— Begin WORKING DATA —
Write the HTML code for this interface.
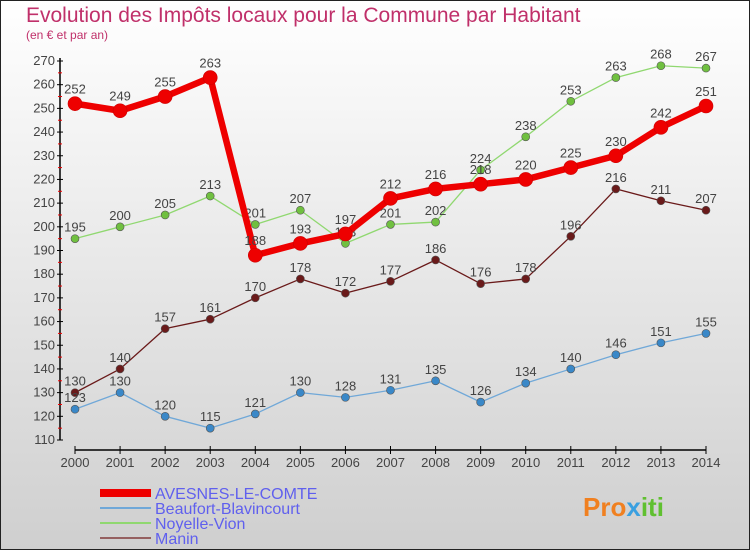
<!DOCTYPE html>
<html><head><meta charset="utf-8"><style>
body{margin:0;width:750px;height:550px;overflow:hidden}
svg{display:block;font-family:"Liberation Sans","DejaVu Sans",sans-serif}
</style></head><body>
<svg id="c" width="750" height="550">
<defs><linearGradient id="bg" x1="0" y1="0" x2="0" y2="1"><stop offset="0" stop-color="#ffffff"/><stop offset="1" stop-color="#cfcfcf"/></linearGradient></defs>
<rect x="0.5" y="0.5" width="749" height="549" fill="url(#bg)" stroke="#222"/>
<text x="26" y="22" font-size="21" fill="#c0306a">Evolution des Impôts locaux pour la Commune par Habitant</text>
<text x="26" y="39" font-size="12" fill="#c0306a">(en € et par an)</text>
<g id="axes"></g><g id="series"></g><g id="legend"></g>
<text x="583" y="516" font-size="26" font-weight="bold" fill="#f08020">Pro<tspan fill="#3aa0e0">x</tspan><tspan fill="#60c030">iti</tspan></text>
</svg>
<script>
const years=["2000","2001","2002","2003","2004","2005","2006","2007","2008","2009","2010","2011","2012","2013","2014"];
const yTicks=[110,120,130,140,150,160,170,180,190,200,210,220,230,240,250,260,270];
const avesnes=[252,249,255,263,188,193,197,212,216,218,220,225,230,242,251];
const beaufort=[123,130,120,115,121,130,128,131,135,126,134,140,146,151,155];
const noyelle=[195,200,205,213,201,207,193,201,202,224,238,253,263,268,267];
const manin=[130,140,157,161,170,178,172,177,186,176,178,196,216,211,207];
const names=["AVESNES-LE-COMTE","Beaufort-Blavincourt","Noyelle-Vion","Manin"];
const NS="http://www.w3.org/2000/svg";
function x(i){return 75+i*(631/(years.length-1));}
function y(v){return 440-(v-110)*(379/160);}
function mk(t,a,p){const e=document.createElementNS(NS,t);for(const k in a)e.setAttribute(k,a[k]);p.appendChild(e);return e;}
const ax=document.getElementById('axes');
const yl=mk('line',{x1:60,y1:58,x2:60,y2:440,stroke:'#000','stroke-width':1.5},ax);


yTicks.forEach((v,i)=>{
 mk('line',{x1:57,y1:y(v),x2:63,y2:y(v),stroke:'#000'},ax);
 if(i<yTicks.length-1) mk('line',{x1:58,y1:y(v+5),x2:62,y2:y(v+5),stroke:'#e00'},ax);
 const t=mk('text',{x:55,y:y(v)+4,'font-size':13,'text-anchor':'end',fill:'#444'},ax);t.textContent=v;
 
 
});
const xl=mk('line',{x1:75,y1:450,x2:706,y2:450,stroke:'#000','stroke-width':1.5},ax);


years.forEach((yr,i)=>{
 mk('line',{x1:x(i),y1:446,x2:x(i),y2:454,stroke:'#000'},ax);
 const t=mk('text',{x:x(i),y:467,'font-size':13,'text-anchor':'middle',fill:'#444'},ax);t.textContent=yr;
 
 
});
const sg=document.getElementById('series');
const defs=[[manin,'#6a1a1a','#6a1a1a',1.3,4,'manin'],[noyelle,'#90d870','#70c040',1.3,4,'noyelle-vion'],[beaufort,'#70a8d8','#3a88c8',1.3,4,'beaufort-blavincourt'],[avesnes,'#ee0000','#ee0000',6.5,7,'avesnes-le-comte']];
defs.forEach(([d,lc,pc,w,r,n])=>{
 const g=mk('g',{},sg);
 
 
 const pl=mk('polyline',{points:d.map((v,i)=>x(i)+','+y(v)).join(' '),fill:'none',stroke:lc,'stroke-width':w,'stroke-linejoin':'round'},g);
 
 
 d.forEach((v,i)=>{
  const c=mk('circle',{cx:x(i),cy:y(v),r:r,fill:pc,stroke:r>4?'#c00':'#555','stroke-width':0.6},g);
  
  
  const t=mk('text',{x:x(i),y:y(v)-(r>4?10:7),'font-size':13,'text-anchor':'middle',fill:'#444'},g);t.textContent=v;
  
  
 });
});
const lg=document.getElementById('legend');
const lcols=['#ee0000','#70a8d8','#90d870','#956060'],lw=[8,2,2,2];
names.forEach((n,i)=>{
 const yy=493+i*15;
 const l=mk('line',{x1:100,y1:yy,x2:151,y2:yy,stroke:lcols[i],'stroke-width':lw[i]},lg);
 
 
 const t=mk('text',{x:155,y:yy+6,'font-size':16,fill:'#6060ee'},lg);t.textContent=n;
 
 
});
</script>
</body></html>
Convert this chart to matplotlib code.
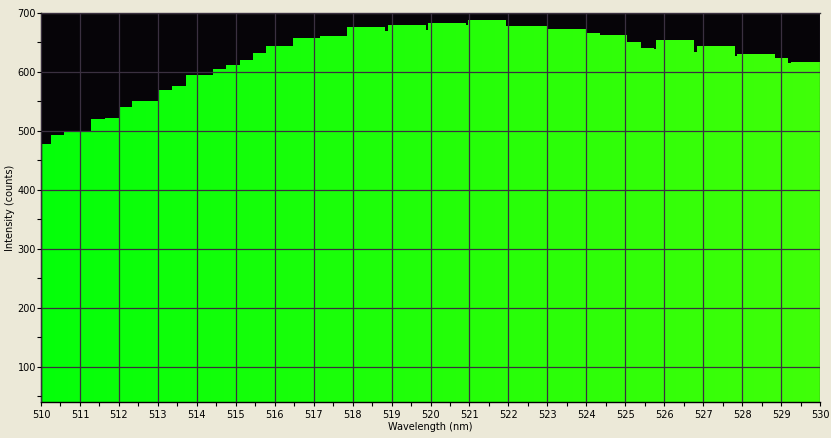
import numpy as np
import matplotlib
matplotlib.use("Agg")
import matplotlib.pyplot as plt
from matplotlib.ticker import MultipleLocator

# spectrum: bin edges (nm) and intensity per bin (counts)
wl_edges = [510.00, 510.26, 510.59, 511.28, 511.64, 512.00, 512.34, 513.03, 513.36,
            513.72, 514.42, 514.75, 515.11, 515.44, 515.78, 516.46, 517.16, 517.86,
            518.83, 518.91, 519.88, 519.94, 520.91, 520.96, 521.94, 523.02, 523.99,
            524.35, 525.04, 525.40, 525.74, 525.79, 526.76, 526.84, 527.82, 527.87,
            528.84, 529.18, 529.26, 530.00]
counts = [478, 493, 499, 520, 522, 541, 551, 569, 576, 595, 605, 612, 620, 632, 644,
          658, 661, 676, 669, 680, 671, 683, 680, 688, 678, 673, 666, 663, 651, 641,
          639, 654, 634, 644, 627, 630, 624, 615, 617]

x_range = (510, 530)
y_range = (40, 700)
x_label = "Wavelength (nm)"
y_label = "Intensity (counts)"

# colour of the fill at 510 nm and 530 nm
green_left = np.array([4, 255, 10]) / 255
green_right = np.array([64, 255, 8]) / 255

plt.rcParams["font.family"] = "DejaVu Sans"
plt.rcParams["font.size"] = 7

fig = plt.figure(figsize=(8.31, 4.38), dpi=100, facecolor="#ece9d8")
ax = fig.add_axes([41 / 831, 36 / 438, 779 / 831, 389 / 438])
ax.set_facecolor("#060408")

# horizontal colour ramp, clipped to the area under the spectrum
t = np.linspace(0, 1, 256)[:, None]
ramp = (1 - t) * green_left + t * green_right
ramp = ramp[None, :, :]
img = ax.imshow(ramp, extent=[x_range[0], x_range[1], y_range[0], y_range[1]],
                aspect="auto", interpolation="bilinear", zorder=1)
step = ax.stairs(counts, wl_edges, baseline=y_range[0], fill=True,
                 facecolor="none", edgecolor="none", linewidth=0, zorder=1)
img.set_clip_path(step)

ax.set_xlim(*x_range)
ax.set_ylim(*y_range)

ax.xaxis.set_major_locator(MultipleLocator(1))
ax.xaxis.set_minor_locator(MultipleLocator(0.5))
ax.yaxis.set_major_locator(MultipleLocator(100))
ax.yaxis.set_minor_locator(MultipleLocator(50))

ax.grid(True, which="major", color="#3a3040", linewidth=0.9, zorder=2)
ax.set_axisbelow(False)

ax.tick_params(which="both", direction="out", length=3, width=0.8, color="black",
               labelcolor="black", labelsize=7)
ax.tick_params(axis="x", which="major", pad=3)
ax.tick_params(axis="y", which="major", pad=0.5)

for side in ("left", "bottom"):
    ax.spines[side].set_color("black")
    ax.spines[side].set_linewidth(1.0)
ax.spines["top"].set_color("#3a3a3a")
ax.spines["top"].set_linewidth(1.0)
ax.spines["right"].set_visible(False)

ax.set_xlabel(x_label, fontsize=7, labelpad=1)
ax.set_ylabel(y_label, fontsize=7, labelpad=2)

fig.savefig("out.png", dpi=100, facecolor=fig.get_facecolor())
— End WORKING DATA —
TASK OBJECTIVE:
Exclude the pictures and repeat every other part of the records word for word.

SOLUTION FOR THIS PROBLEM:
Write the HTML code for this interface.
<!DOCTYPE html>
<html><head><meta charset="utf-8"><style>
body{margin:0;width:750px;height:550px;overflow:hidden}
svg{display:block;font-family:"Liberation Sans","DejaVu Sans",sans-serif}
</style></head><body>
<svg id="c" width="750" height="550">
<defs><linearGradient id="bg" x1="0" y1="0" x2="0" y2="1"><stop offset="0" stop-color="#ffffff"/><stop offset="1" stop-color="#cfcfcf"/></linearGradient></defs>
<rect x="0.5" y="0.5" width="749" height="549" fill="url(#bg)" stroke="#222"/>
<text x="26" y="22" font-size="21" fill="#c0306a">Evolution des Impôts locaux pour la Commune par Habitant</text>
<text x="26" y="39" font-size="12" fill="#c0306a">(en € et par an)</text>
<g id="axes"></g><g id="series"></g><g id="legend"></g>
<text x="583" y="516" font-size="26" font-weight="bold" fill="#f08020">Pro<tspan fill="#3aa0e0">x</tspan><tspan fill="#60c030">iti</tspan></text>
</svg>
<script>
const years=["2000","2001","2002","2003","2004","2005","2006","2007","2008","2009","2010","2011","2012","2013","2014"];
const yTicks=[110,120,130,140,150,160,170,180,190,200,210,220,230,240,250,260,270];
const avesnes=[252,249,255,263,188,193,197,212,216,218,220,225,230,242,251];
const beaufort=[123,130,120,115,121,130,128,131,135,126,134,140,146,151,155];
const noyelle=[195,200,205,213,201,207,193,201,202,224,238,253,263,268,267];
const manin=[130,140,157,161,170,178,172,177,186,176,178,196,216,211,207];
const names=["AVESNES-LE-COMTE","Beaufort-Blavincourt","Noyelle-Vion","Manin"];
const NS="http://www.w3.org/2000/svg";
function x(i){return 75+i*(631/(years.length-1));}
function y(v){return 440-(v-110)*(379/160);}
function mk(t,a,p){const e=document.createElementNS(NS,t);for(const k in a)e.setAttribute(k,a[k]);p.appendChild(e);return e;}
const ax=document.getElementById('axes');
const yl=mk('line',{x1:60,y1:58,x2:60,y2:440,stroke:'#000','stroke-width':1.5},ax);


yTicks.forEach((v,i)=>{
 mk('line',{x1:57,y1:y(v),x2:63,y2:y(v),stroke:'#000'},ax);
 if(i<yTicks.length-1) mk('line',{x1:58,y1:y(v+5),x2:62,y2:y(v+5),stroke:'#e00'},ax);
 const t=mk('text',{x:55,y:y(v)+4,'font-size':13,'text-anchor':'end',fill:'#444'},ax);t.textContent=v;
 
 
});
const xl=mk('line',{x1:75,y1:450,x2:706,y2:450,stroke:'#000','stroke-width':1.5},ax);


years.forEach((yr,i)=>{
 mk('line',{x1:x(i),y1:446,x2:x(i),y2:454,stroke:'#000'},ax);
 const t=mk('text',{x:x(i),y:467,'font-size':13,'text-anchor':'middle',fill:'#444'},ax);t.textContent=yr;
 
 
});
const sg=document.getElementById('series');
const defs=[[manin,'#6a1a1a','#6a1a1a',1.3,4,'manin'],[noyelle,'#90d870','#70c040',1.3,4,'noyelle-vion'],[beaufort,'#70a8d8','#3a88c8',1.3,4,'beaufort-blavincourt'],[avesnes,'#ee0000','#ee0000',6.5,7,'avesnes-le-comte']];
defs.forEach(([d,lc,pc,w,r,n])=>{
 const g=mk('g',{},sg);
 
 
 const pl=mk('polyline',{points:d.map((v,i)=>x(i)+','+y(v)).join(' '),fill:'none',stroke:lc,'stroke-width':w,'stroke-linejoin':'round'},g);
 
 
 d.forEach((v,i)=>{
  const c=mk('circle',{cx:x(i),cy:y(v),r:r,fill:pc,stroke:r>4?'#c00':'#555','stroke-width':0.6},g);
  
  
  const t=mk('text',{x:x(i),y:y(v)-(r>4?10:7),'font-size':13,'text-anchor':'middle',fill:'#444'},g);t.textContent=v;
  
  
 });
});
const lg=document.getElementById('legend');
const lcols=['#ee0000','#70a8d8','#90d870','#956060'],lw=[8,2,2,2];
names.forEach((n,i)=>{
 const yy=493+i*15;
 const l=mk('line',{x1:100,y1:yy,x2:151,y2:yy,stroke:lcols[i],'stroke-width':lw[i]},lg);
 
 
 const t=mk('text',{x:155,y:yy+6,'font-size':16,fill:'#6060ee'},lg);t.textContent=n;
 
 
});
</script>
</body></html>
Convert this chart to matplotlib code.
import numpy as np
import matplotlib
matplotlib.use("Agg")
import matplotlib.pyplot as plt
from matplotlib.ticker import MultipleLocator

# spectrum: bin edges (nm) and intensity per bin (counts)
wl_edges = [510.00, 510.26, 510.59, 511.28, 511.64, 512.00, 512.34, 513.03, 513.36,
            513.72, 514.42, 514.75, 515.11, 515.44, 515.78, 516.46, 517.16, 517.86,
            518.83, 518.91, 519.88, 519.94, 520.91, 520.96, 521.94, 523.02, 523.99,
            524.35, 525.04, 525.40, 525.74, 525.79, 526.76, 526.84, 527.82, 527.87,
            528.84, 529.18, 529.26, 530.00]
counts = [478, 493, 499, 520, 522, 541, 551, 569, 576, 595, 605, 612, 620, 632, 644,
          658, 661, 676, 669, 680, 671, 683, 680, 688, 678, 673, 666, 663, 651, 641,
          639, 654, 634, 644, 627, 630, 624, 615, 617]

x_range = (510, 530)
y_range = (40, 700)
x_label = "Wavelength (nm)"
y_label = "Intensity (counts)"

# colour of the fill at 510 nm and 530 nm
green_left = np.array([4, 255, 10]) / 255
green_right = np.array([64, 255, 8]) / 255

plt.rcParams["font.family"] = "DejaVu Sans"
plt.rcParams["font.size"] = 7

fig = plt.figure(figsize=(8.31, 4.38), dpi=100, facecolor="#ece9d8")
ax = fig.add_axes([41 / 831, 36 / 438, 779 / 831, 389 / 438])
ax.set_facecolor("#060408")

# horizontal colour ramp, clipped to the area under the spectrum
t = np.linspace(0, 1, 256)[:, None]
ramp = (1 - t) * green_left + t * green_right
ramp = ramp[None, :, :]
img = ax.imshow(ramp, extent=[x_range[0], x_range[1], y_range[0], y_range[1]],
                aspect="auto", interpolation="bilinear", zorder=1)
step = ax.stairs(counts, wl_edges, baseline=y_range[0], fill=True,
                 facecolor="none", edgecolor="none", linewidth=0, zorder=1)
img.set_clip_path(step)

ax.set_xlim(*x_range)
ax.set_ylim(*y_range)

ax.xaxis.set_major_locator(MultipleLocator(1))
ax.xaxis.set_minor_locator(MultipleLocator(0.5))
ax.yaxis.set_major_locator(MultipleLocator(100))
ax.yaxis.set_minor_locator(MultipleLocator(50))

ax.grid(True, which="major", color="#3a3040", linewidth=0.9, zorder=2)
ax.set_axisbelow(False)

ax.tick_params(which="both", direction="out", length=3, width=0.8, color="black",
               labelcolor="black", labelsize=7)
ax.tick_params(axis="x", which="major", pad=3)
ax.tick_params(axis="y", which="major", pad=0.5)

for side in ("left", "bottom"):
    ax.spines[side].set_color("black")
    ax.spines[side].set_linewidth(1.0)
ax.spines["top"].set_color("#3a3a3a")
ax.spines["top"].set_linewidth(1.0)
ax.spines["right"].set_visible(False)

ax.set_xlabel(x_label, fontsize=7, labelpad=1)
ax.set_ylabel(y_label, fontsize=7, labelpad=2)

fig.savefig("out.png", dpi=100, facecolor=fig.get_facecolor())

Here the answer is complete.